It was natural that the end of the Cold War would see many shifts in the political maps associated with the parties of that war. The process was particular evident in Eastern Europe where the collapse of the Berlin Wall was one of the most salient landmarks. Many had expected the developments in Eastern Europe to extend to the Middle East and North Africa. In a sense, something of the sort happened in a major North African country (Algeria) but with totally different consequences. While the precursors were similar (dictatorship, poverty, corruption) the results were not only different but also extremely bloody. Some 200,000 people were killed in the course of the conflict. The Algerian experience delivered an explicit warning that any attempt to speak in practical terms about democracy, civil liberties and the peaceful rotation of power would end in extremely fierce violence, bloodshed and chaos. Two sides made their roles very clear during that Middle Eastern experience. One was domestic: the military establishment. The other was foreign: Western Europe and particularly France, which is connected to that area by old and painful relations.
One of the conclusions drawn by the Helsinki Conference of 1975 was that the security of Europe was contingent to a considerable extent on the security of the Middle East. This assessment is not only accurate, it has historical depth of profound importance in understanding any issue in this region.

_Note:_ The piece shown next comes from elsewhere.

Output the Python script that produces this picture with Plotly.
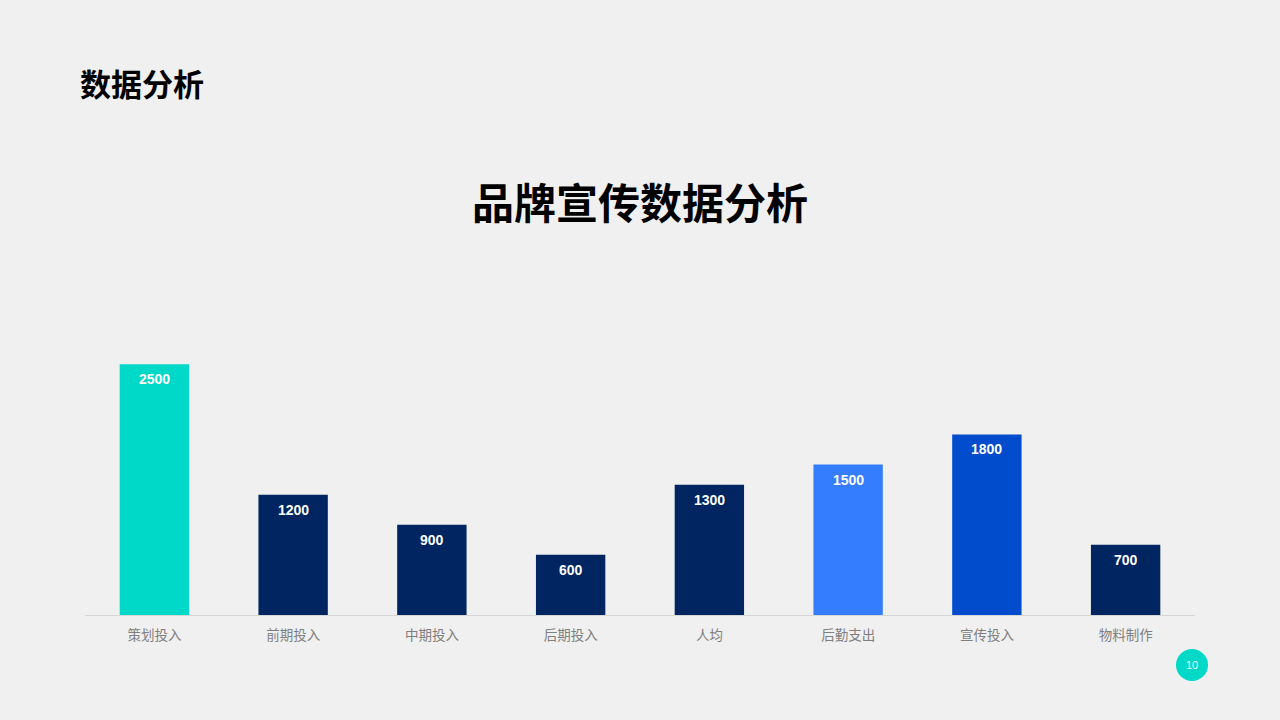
import plotly.graph_objects as go

categories = ["策划投入", "前期投入", "中期投入", "后期投入", "人均", "后勤支出", "宣传投入", "物料制作"]
values = [2500, 1200, 900, 600, 1300, 1500, 1800, 700]
bar_colors = ["#00D8C8", "#002561", "#002561", "#002561", "#002561", "#357DFF", "#004CCC", "#002561"]
page_title = "数据分析"
chart_title = "品牌宣传数据分析"
page_number = "10"

fig = go.Figure()
fig.add_trace(go.Bar(
    x=categories, y=values,
    marker=dict(color=bar_colors, line=dict(width=0)),
    width=0.5,
    hoverinfo="x+y",
))

for c, v in zip(categories, values):
    fig.add_annotation(
        x=c, y=v, text=str(v), showarrow=False,
        yanchor="middle", yshift=-15,
        font=dict(family="Arial, Liberation Sans", size=14, color="white", weight="bold"),
    )

fig.add_annotation(
    xref="paper", yref="paper", x=0.5, y=1, yshift=64,
    xanchor="center", yanchor="middle", showarrow=False,
    text=chart_title,
    font=dict(family="Noto Sans CJK SC", size=42, color="black", weight="bold"),
)

fig.update_layout(
    width=1280, height=720,
    margin=dict(l=85, r=85, t=264, b=105),
    paper_bgcolor="#f0f0f0", plot_bgcolor="rgba(0,0,0,0)",
    showlegend=False,
    title=dict(text=page_title, x=80/1280, xanchor="left", y=1-85/720, yanchor="middle",
               font=dict(family="Noto Sans CJK SC", size=31, color="black", weight="bold")),
    xaxis=dict(
        showline=True, linecolor="#d6d6d6", linewidth=1,
        showgrid=False, zeroline=False,
        ticks="", ticklabelstandoff=8,
        tickfont=dict(family="Noto Sans CJK SC", size=13.5, color="#7f7f7f"),
    ),
    yaxis=dict(range=[0, 3500], visible=False, showgrid=False, zeroline=False),
    bargap=0.5,
    shapes=[dict(type="circle", xref="paper", yref="paper",
                 x0=(1176 - 85) / 1110, x1=(1208 - 85) / 1110,
                 y0=(615 - 681) / 351, y1=(615 - 649) / 351,
                 fillcolor="#00D8C8", line=dict(width=0))],
)
fig.add_annotation(
    xref="paper", yref="paper", x=(1192 - 85) / 1110, y=(615 - 665) / 351,
    text=page_number, showarrow=False, xanchor="center", yanchor="middle",
    font=dict(family="Arial, Liberation Sans", size=11, color="white"),
)

fig.write_html("out.html", config={"displayModeBar": False},
               post_script="document.body.style.margin='0';document.body.style.background='#f0f0f0';")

After the end of World War I in 1918 and World War II in 1945, this region (the Middle East and North Africa) entered into diverse arrangements, the most important of which involved drawing the geographical boundaries between its constituent countries following the breakup of the Ottoman entity.
It has been said that no country in this region has been spared a border conflict with a neighbour (the border drawing arrangement began in theory in 1916 with the deliberations between the British and French diplomats Mark Sykes and Francois Picot). Perhaps the Iran-Iraq war (1980-1988) was a border war. This was certainly the case with the Iraqi invasion of Kuwait (which was the product of an old border dispute as well as the preceding eight-year long war) that eventually led to the US invasion of Iraq, the destruction of that state and sectarian arrangements that defied the concept of citizenship. All of the foregoing combined form a crystal clear model of the role that border disputes play in immersing the region into endless waves of war and conflict.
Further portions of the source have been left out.